The first issue will be of corruption and the arrests of heavyweight leaders and ministers. "This is an issue which has really pushed the ruling Trinamool Congress on the backfoot with pictures and videos of huge cash recovery pertaining to the teacher's recruitment scam being splashed all over. The Trinamool Congress leaders are in a defensive mode as the party had to distance itself from the former West Bengal education minister and Trinamool Congress secretary general, Partha Chatterjee, who was stripped of all his ministerial and party portfolios. Now it is to be seen how aggressive the ruling party will be in countering this campaign in the rural civic body polls," said political analyst Arundhati Mukherjee.

Secondly, this will be the first time that the Trinamool Congress will be contesting the polls with one of their principal election strategists, Anubrata Mondal, behind the bars because of his alleged involvement in the cattle smuggling scam.
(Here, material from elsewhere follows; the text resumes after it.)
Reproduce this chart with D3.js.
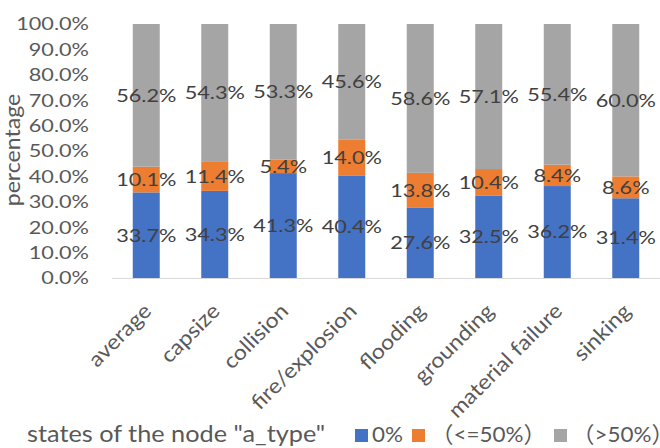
<!DOCTYPE html>
<html>
<head>
<meta charset="utf-8">
<script src="https://cdn.jsdelivr.net/npm/d3@7"></script>
<style>
  html, body { margin: 0; padding: 0; background: #fff; }
  svg { display: block; font-family: Lato, "Noto Sans CJK SC", sans-serif; }
</style>
</head>
<body>
<svg id="chart" width="660" height="448"></svg>
<script>
// Accident types
const categories = ["average", "capsize", "collision", "fire/explosion", "flooding", "grounding", "material failure", "sinking"];
// Share of each state of node "a_type", in percent
const zeroPct   = [33.7, 34.3, 41.3, 40.4, 27.6, 32.5, 36.2, 31.4];
const upTo50Pct = [10.1, 11.4, 5.4, 14.0, 13.8, 10.4, 8.4, 8.6];
const over50Pct = [56.2, 54.3, 53.3, 45.6, 58.6, 57.1, 55.4, 60.0];
// Series names and y-axis ticks
const seriesNames = ["0%", "（<=50%）", "（>50%）"];
const yTicks = [0, 0.1, 0.2, 0.3, 0.4, 0.5, 0.6, 0.7, 0.8, 0.9, 1.0];

const colors = ["#4472C4", "#ED7D31", "#A5A5A5"];
const keys = ["zero", "upTo50", "over50"];

const rows = categories.map((c, i) => ({
  cat: c,
  zero: zeroPct[i] / 100,
  upTo50: upTo50Pct[i] / 100,
  over50: over50Pct[i] / 100
}));

const svg = d3.select("#chart");

const x = d3.scaleBand()
  .domain(categories)
  .range([112, 660])
  .paddingInner(0.606)
  .paddingOuter(0.303);

const y = d3.scaleLinear().domain([0, 1]).range([278, 24]);

const stacked = d3.stack().keys(keys)(rows);

// horizontal widening of glyphs to mimic the wide typeface
const SX_NUM = 1.24;

// y-axis tick labels
const fmt = d3.format(".1%");
svg.append("g")
  .selectAll("text")
  .data(yTicks)
  .join("text")
  .attr("transform", d => `translate(89,${y(d)}) scale(${SX_NUM},1)`)
  .attr("text-anchor", "end")
  .attr("dy", "0.36em")
  .attr("font-size", 17.5)
  .attr("fill", "#595959")
  .text(d => fmt(d));

// bars
const gBars = svg.append("g");
gBars.selectAll("g")
  .data(stacked)
  .join("g")
  .attr("fill", (d, i) => colors[i])
  .selectAll("rect")
  .data(d => d.map(s => ({ s, cat: s.data.cat })))
  .join("rect")
  .attr("x", d => x(d.cat))
  .attr("width", x.bandwidth())
  .attr("y", d => y(d.s[1]))
  .attr("height", d => y(d.s[0]) - y(d.s[1]));

// category axis baseline
svg.append("line")
  .attr("x1", x.range()[0]).attr("x2", x.range()[1])
  .attr("y1", y(0) + 0.5).attr("y2", y(0) + 0.5)
  .attr("stroke", "#D9D9D9").attr("stroke-width", 1);

// data labels centred in each segment
const gLabels = svg.append("g");
stacked.forEach(layer => {
  gLabels.selectAll(null)
    .data(layer)
    .join("text")
    .attr("transform", d => `translate(${x(d.data.cat) + x.bandwidth() / 2},${y((d[0] + d[1]) / 2)}) scale(${SX_NUM},1)`)
    .attr("text-anchor", "middle")
    .attr("dy", "0.36em")
    .attr("font-size", 17.5)
    .attr("fill", "#404040")
    .text(d => d3.format(".1f")((d[1] - d[0]) * 100) + "%");
});

// rotated category labels
svg.append("g")
  .selectAll("text")
  .data(categories)
  .join("text")
  .attr("transform", d => `translate(${x(d) + x.bandwidth() / 2 + 2},308) rotate(-45) scale(1.1,1)`)
  .attr("text-anchor", "end")
  .attr("dy", "0.3em")
  .attr("font-size", 21)
  .attr("fill", "#595959")
  .text(d => d);

// y-axis title
svg.append("text")
  .attr("transform", "translate(20,150) rotate(-90) scale(1.05,1)")
  .attr("text-anchor", "middle")
  .attr("font-size", 22)
  .attr("fill", "#595959")
  .text("percentage");

// legend
const legend = svg.append("g");
legend.append("text")
  .attr("transform", "translate(27,442) scale(1.1,1)")
  .attr("font-size", 23)
  .attr("fill", "#595959")
  .text('states of the node "a_type"');

const legendItems = [
  { sq: 355, tx: 372 },
  { sq: 412, tx: 431 },
  { sq: 554, tx: 572 }
];
legendItems.forEach((it, i) => {
  legend.append("rect")
    .attr("x", it.sq).attr("y", 429)
    .attr("width", 13).attr("height", 13)
    .attr("fill", colors[i]);
  const t = legend.append("text")
    .attr("transform", `translate(${it.tx},442) scale(1.02,1)`)
    .attr("font-size", 22)
    .attr("fill", "#595959");
  const name = seriesNames[i];
  if (name.endsWith("）")) {
    // full-width closing paren: trim its empty right half from the advance
    t.append("tspan").text(name.slice(0, -1));
    t.append("tspan").attr("letter-spacing", "-13px").text("）");
  } else {
    t.text(name);
  }
});
</script>
</body>
</html>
Observers feel that despite being just the party's Birbhum district president, Mondal had always been playing a key role in finalising the strategies for his party in the Birbhum-adjacent Trinamool Congress stronghold districts. "So surely his absence will be a major setback for the rural level activists of the Trinamool Congress not just in Birbhum but also in the districts adjacent to Birbhum," Mukherjee said.

But all are worried that 2023 will witness a repetition of the bloodbath of 2008, 2013 and 2018. While the State Election Commission has hinted that it is in favour of conducting the polls with the state police forces in charge of the security, the opposition parties have already started demanding the deployment of the central armed forces.